As well as that we had the terrible Ture Whenua legislation, projected oil and gas expansion, state rentals sell off – I could go on and on and on. All of this has been stopped and we are now on the right track.

Get behind our Māori Caucus and Roopu Reipa, this is just the beginning.


  1. Best thing Labour could do for Maori & regional communities in general is a Government Job Guarantee at minimum wage for up to 40 hours per week. Subsistence welfare & using unemployment to suppress wage inflation (NAIRU) is cheap & immoral. Everyone who wants to work should be able to do so in their local community. There are numerous social & environmental tasks to be done from planting native trees, cleaning up rivers & beaches, building two lane bridges, building first class water & sewerage systems…..
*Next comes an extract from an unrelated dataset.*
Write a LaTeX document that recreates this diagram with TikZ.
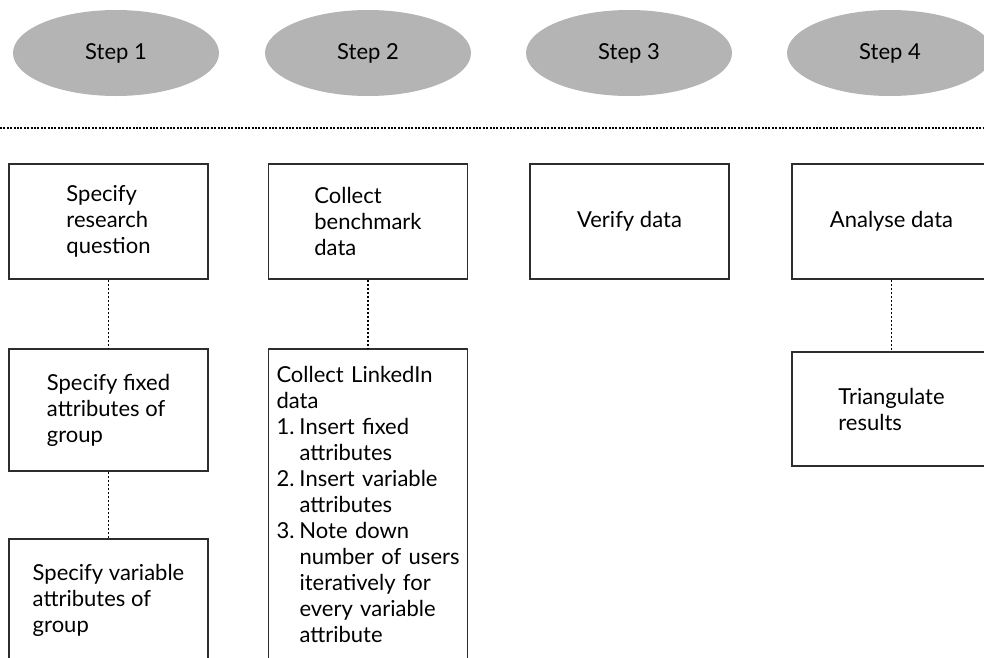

    • Yep, rather than use the private sector and the cheapest possible tender process, (in the case of bus driver services so cheap that they have to cut wages and conditions or rely on bringing cheaper migrant labour), maybe the government needs to build their own state houses, employ their own parks and rangers, their own maintenance staff… we seem to have more middle and top managers in government both local and central – maybe less people organising the cheap tenders and subcontractors and more money actually being spent on wages for the people that do the actual work, and local job creation.

  2. Have you ever heard of abatement of benefits that MSD and WINZ pay? Increasing the Accommodation Supplement may for those receiving TAS (Temporary Additional Support) also lead to a reduction of that extra benefit component, which many need to survive.

    Also giving higher subsidies for doctors visits to those with Community Services cards may actually lead to less Disability Allowance for those getting that benefit component.

    Extending entitlement to the Community Services Cards to all those in social housing is also a bit of BS. Most will already have such cards, as otherwise they would not be in a situation where they need social or state housing.

    With all the ‘great’ announcements, I think that the whole picture looks a bit different to what we get told.

    That of course applies to Maori and others in such circumstances.

  3. I agree with you Willie many of our people are locked into mainstream systems whether we like it or not. I think Whanau Ora needs a comprehensive review to see how some of our Maori providers are doing, what can be done better, how and by who and whether they can expand on the services if need be which may require more funding. To add I think people are expecting too much too soon. You cannot fix over 9 years of problems in 8 months nobody can unless they have a magic wand. Nor can you do a good review as these things take time. It is better to do something once and DO it right but still have some flexibility to make change if need be.